GIVEN RECORDS:
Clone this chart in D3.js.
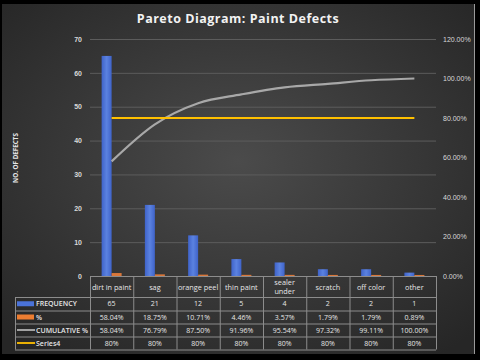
<!DOCTYPE html>
<html>
<head>
<meta charset="utf-8">
<script src="https://cdn.jsdelivr.net/npm/d3@7"></script>
<style>
  html, body { margin: 0; padding: 0; background: #000; }
  svg { display: block; font-family: "Open Sans", "Liberation Sans", sans-serif; }
</style>
</head>
<body>
<svg id="chart" width="480" height="360"></svg>
<script>
// chart data
const categories = ['dirt in paint', 'sag', 'orange peel', 'thin paint', 'sealer under', 'scratch', 'off color', 'other'];
const frequency = [65, 21, 12, 5, 4, 2, 2, 1];
const percent = [58.04, 18.75, 10.71, 4.46, 3.57, 1.79, 1.79, 0.89];
const cumulative = [58.04, 76.79, 87.50, 91.96, 95.54, 97.32, 99.11, 100.00];
const series4 = [80, 80, 80, 80, 80, 80, 80, 80];
const leftTicks = [0, 10, 20, 30, 40, 50, 60, 70];
const rightTicks = [0, 20, 40, 60, 80, 100, 120];

const svg = d3.select('#chart');

// background panel with soft radial shading
const defs = svg.append('defs');
const grad = defs.append('radialGradient').attr('id', 'bg')
  .attr('cx', '50%').attr('cy', '45%').attr('r', '70%');
grad.append('stop').attr('offset', '0%').attr('stop-color', '#4b4b4b');
grad.append('stop').attr('offset', '100%').attr('stop-color', '#262626');

const barGrad = defs.append('linearGradient').attr('id', 'blue')
  .attr('x1', 0).attr('x2', 1).attr('y1', 0).attr('y2', 0);
barGrad.append('stop').attr('offset', '0%').attr('stop-color', '#3f63c9');
barGrad.append('stop').attr('offset', '50%').attr('stop-color', '#5b82e0');
barGrad.append('stop').attr('offset', '100%').attr('stop-color', '#3f63c9');

svg.append('rect').attr('x', 2).attr('y', 4).attr('width', 472).attr('height', 350)
  .attr('fill', 'url(#bg)');
svg.append('line').attr('x1', 474.5).attr('x2', 474.5).attr('y1', 4).attr('y2', 354)
  .attr('stroke', '#9a9a9a').attr('stroke-width', 1);

// title
svg.append('text')
  .attr('x', 238).attr('y', 23)
  .attr('text-anchor', 'middle')
  .attr('fill', '#f2f2f2')
  .attr('font-size', 12.5).attr('font-weight', 700)
  .attr('letter-spacing', 0.5)
  .text('Pareto Diagram: Paint Defects');

// scales
const plot = { left: 90, right: 436, top: 39, bottom: 276 };
const x = d3.scaleBand().domain(categories).range([plot.left, plot.right]);
const yL = d3.scaleLinear().domain([0, 70]).range([plot.bottom, plot.top]);
const yR = d3.scaleLinear().domain([0, 120]).range([plot.bottom, plot.top]);
const cx = d => x(d) + x.bandwidth() / 2;

// gridlines
svg.append('g')
  .selectAll('line')
  .data(leftTicks.slice(1))
  .join('line')
  .attr('x1', plot.left).attr('x2', plot.right)
  .attr('y1', d => yL(d) + 0.5).attr('y2', d => yL(d) + 0.5)
  .attr('stroke', '#5c5c5c').attr('stroke-width', 1);

// left axis
const axL = svg.append('g')
  .attr('transform', `translate(${plot.left - 6},0)`)
  .call(d3.axisLeft(yL).tickValues(leftTicks).tickSize(0).tickPadding(2));
axL.select('.domain').remove();
axL.selectAll('text').attr('fill', '#d9d9d9').attr('font-size', 7).attr('font-weight', 700);

// right axis
const axR = svg.append('g')
  .attr('transform', `translate(${plot.right + 5},0)`)
  .call(d3.axisRight(yR).tickValues(rightTicks).tickSize(0).tickPadding(2)
    .tickFormat(d => d3.format('.2f')(d) + '%'));
axR.select('.domain').remove();
axR.selectAll('text').attr('fill', '#d9d9d9').attr('font-size', 7);

// y axis title
svg.append('text')
  .attr('transform', 'translate(18,158) rotate(-90)')
  .attr('text-anchor', 'middle')
  .attr('fill', '#e6e6e6').attr('font-size', 6.3).attr('font-weight', 700)
  .text('NO. OF DEFECTS');

// bars: frequency (blue) and % (orange, on left scale)
const barW = 10;
svg.append('g').selectAll('rect')
  .data(categories)
  .join('rect')
  .attr('x', d => cx(d) - barW)
  .attr('width', barW)
  .attr('y', (d, i) => yL(frequency[i]))
  .attr('height', (d, i) => plot.bottom - yL(frequency[i]))
  .attr('fill', 'url(#blue)');

svg.append('g').selectAll('rect')
  .data(categories)
  .join('rect')
  .attr('x', d => cx(d))
  .attr('width', barW)
  .attr('y', (d, i) => yL(percent[i] / 100) - 1)
  .attr('height', (d, i) => plot.bottom - yL(percent[i] / 100) + 1)
  .attr('fill', '#d9773a');

// cumulative line and 80% line
const lineCum = d3.line()
  .x((d, i) => cx(categories[i]))
  .y(d => yR(d))
  .curve(d3.curveMonotoneX);

svg.append('path')
  .attr('d', lineCum(cumulative))
  .attr('fill', 'none').attr('stroke', '#a8a8a8').attr('stroke-width', 2.2);

svg.append('path')
  .attr('d', d3.line().x((d, i) => cx(categories[i])).y(d => yR(d))(series4))
  .attr('fill', 'none').attr('stroke', '#ffc000').attr('stroke-width', 2.2);

// data table
const rowH = [21, 13.5, 13, 13, 13];
const rowY = [plot.bottom];
rowH.forEach((h, i) => rowY.push(rowY[i] + h));
const tableLeft = 15;
const lineColor = '#8c8c8c';
const tbl = svg.append('g');

// horizontal lines
rowY.forEach((yy, i) => {
  tbl.append('line')
    .attr('x1', i === 0 ? plot.left : tableLeft)
    .attr('x2', plot.right)
    .attr('y1', yy + 0.5).attr('y2', yy + 0.5)
    .attr('stroke', lineColor).attr('stroke-width', 1);
});
// vertical lines
const colX = categories.map(d => x(d)).concat([plot.right]);
colX.forEach(xx => {
  tbl.append('line')
    .attr('x1', xx + 0.5).attr('x2', xx + 0.5)
    .attr('y1', rowY[0]).attr('y2', rowY[5])
    .attr('stroke', lineColor).attr('stroke-width', 1);
});
tbl.append('line')
  .attr('x1', tableLeft + 0.5).attr('x2', tableLeft + 0.5)
  .attr('y1', rowY[1]).attr('y2', rowY[5])
  .attr('stroke', lineColor).attr('stroke-width', 1);

// header row
categories.forEach(c => {
  const parts = c === 'sealer under' ? ['sealer', 'under'] : [c];
  const t = tbl.append('text')
    .attr('x', cx(c))
    .attr('text-anchor', 'middle')
    .attr('fill', '#e6e6e6').attr('font-size', 7.3);
  parts.forEach((p, k) => {
    t.append('tspan')
      .attr('x', cx(c))
      .attr('y', rowY[0] + (parts.length === 1 ? 13.5 : 9 + k * 8.5))
      .text(p);
  });
});

const fmtPct = d => d3.format('.2f')(d) + '%';
const rows = [
  { name: 'FREQUENCY', values: frequency.map(String), key: 'rect', color: '#4a72d8' },
  { name: '%', values: percent.map(fmtPct), key: 'rect', color: '#ed7d31' },
  { name: 'CUMULATIVE %', values: cumulative.map(fmtPct), key: 'line', color: '#b0b0b0' },
  { name: 'Series4', values: series4.map(d => d + '%'), key: 'line', color: '#ffc000' }
];

rows.forEach((r, i) => {
  const mid = rowY[i + 1] + (rowY[i + 2] - rowY[i + 1]) / 2;
  if (r.key === 'rect') {
    tbl.append('rect').attr('x', 17).attr('y', mid - 2.5).attr('width', 17).attr('height', 5)
      .attr('fill', r.color);
  } else {
    tbl.append('line').attr('x1', 17).attr('x2', 35).attr('y1', mid).attr('y2', mid)
      .attr('stroke', r.color).attr('stroke-width', 1.8);
  }
  tbl.append('text')
    .attr('x', 36).attr('y', mid + 2.6)
    .attr('fill', '#e6e6e6').attr('font-size', 7).attr('font-weight', 600)
    .text(r.name);
  r.values.forEach((v, j) => {
    tbl.append('text')
      .attr('x', cx(categories[j])).attr('y', mid + 2.6)
      .attr('text-anchor', 'middle')
      .attr('fill', '#e6e6e6').attr('font-size', 7)
      .text(v);
  });
});
</script>
</body>
</html>
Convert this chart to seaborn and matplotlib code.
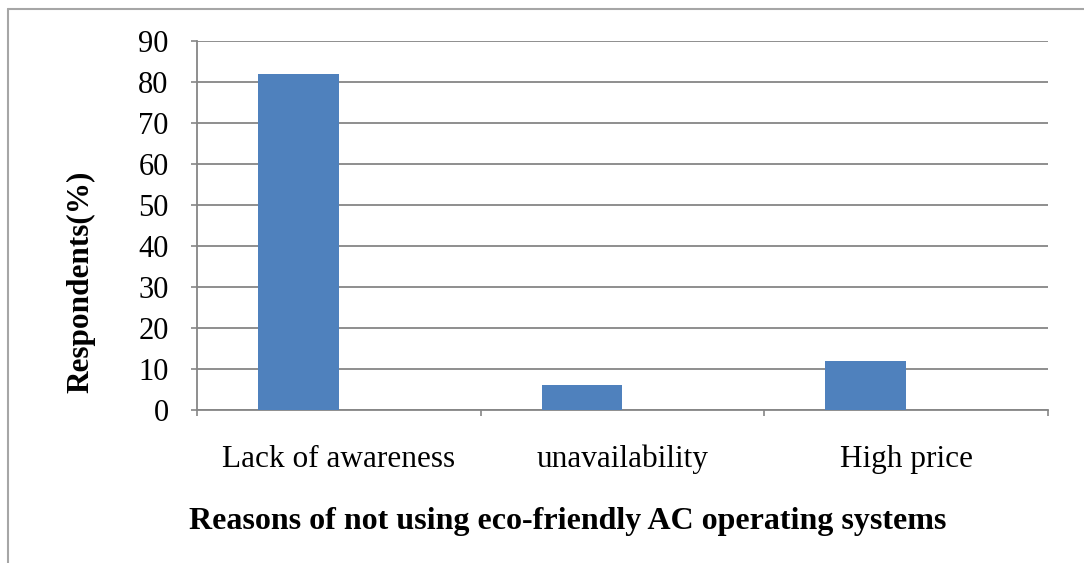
import numpy as np
import pandas as pd
import seaborn as sns
import matplotlib.pyplot as plt
from matplotlib.lines import Line2D

# data
reasons = ["Lack of awareness", "unavailability", "High price"]
respondents = [82, 6, 12]
empty_series = [0, 0, 0]   # Excel chart kept a second (empty) series slot

df = pd.DataFrame({
    "reason": reasons * 2,
    "series": ["Series1"] * 3 + ["Series2"] * 3,
    "value": respondents + empty_series,
})

sns.set_style("white")
plt.rcParams["font.family"] = ["Liberation Serif", "DejaVu Serif"]
plt.rcParams["text.color"] = "black"
plt.rcParams["axes.labelcolor"] = "black"
plt.rcParams["xtick.color"] = "black"
plt.rcParams["ytick.color"] = "black"

fig = plt.figure(figsize=(10.84, 5.63), dpi=100)
ax = fig.add_axes([197 / 1084, 1 - 410 / 563, (1048 - 197) / 1084, (410 - 41) / 563])

grid_col = "#868686"

sns.barplot(data=df, x="reason", y="value", hue="series",
            hue_order=["Series1", "Series2"],
            palette=["#4F81BD", "#C0504D"], saturation=1, width=0.571,
            linewidth=0, legend=False, ax=ax, zorder=3)

ax.set_ylim(0, 90)
ax.set_yticks(np.arange(0, 91, 10))
ax.set_xlim(-0.5, 2.5)
ax.yaxis.grid(True, color=grid_col, linewidth=1.3, zorder=0)
ax.set_axisbelow(True)

# spines
for s in ["top", "right"]:
    ax.spines[s].set_visible(False)
for s in ["left", "bottom"]:
    ax.spines[s].set_color(grid_col)
    ax.spines[s].set_linewidth(1.3)

# tick marks: y outward, x only at category boundaries
ax.tick_params(axis="y", direction="out", length=4.5, width=1.2, color=grid_col,
               labelsize=22, labelcolor="black", pad=16, left=True)
ax.set_xticks([-0.5, 0.5, 1.5, 2.5], minor=True)
ax.tick_params(axis="x", which="minor", direction="out", length=4.5, width=1.2,
               color=grid_col, bottom=True)
ax.tick_params(axis="x", which="major", length=0, labelsize=22.5,
               labelcolor="black", pad=25)

ax.set_xlabel("Reasons of not using eco-friendly AC operating systems",
              fontsize=23, fontweight="bold")
ax.xaxis.set_label_coords(0.436, -0.262)
ax.set_ylabel("Respondents(%)", fontsize=22.5, fontweight="bold")
ax.yaxis.set_label_coords(-0.119, 0.347)

# outer chart frame (left and top edges visible)
frame_col = "#A6A6A6"
fig.add_artist(Line2D([8 / 1084, 8 / 1084], [0, 1 - 9 / 563],
                      transform=fig.transFigure, color=frame_col, linewidth=1.5))
fig.add_artist(Line2D([8 / 1084, 1], [1 - 9 / 563, 1 - 9 / 563],
                      transform=fig.transFigure, color=frame_col, linewidth=1.5))

fig.savefig("out.png", dpi=100)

STATED TASK:
Restate word for word the lines that begin at the one with "Convert this chart" and end at the one with "from matplotlib.lines import Line2D", including both, and leave every picture aside.

RESULT OF THIS EXERCISE:
Convert this chart to seaborn and matplotlib code.
import numpy as np
import pandas as pd
import seaborn as sns
import matplotlib.pyplot as plt
from matplotlib.lines import Line2D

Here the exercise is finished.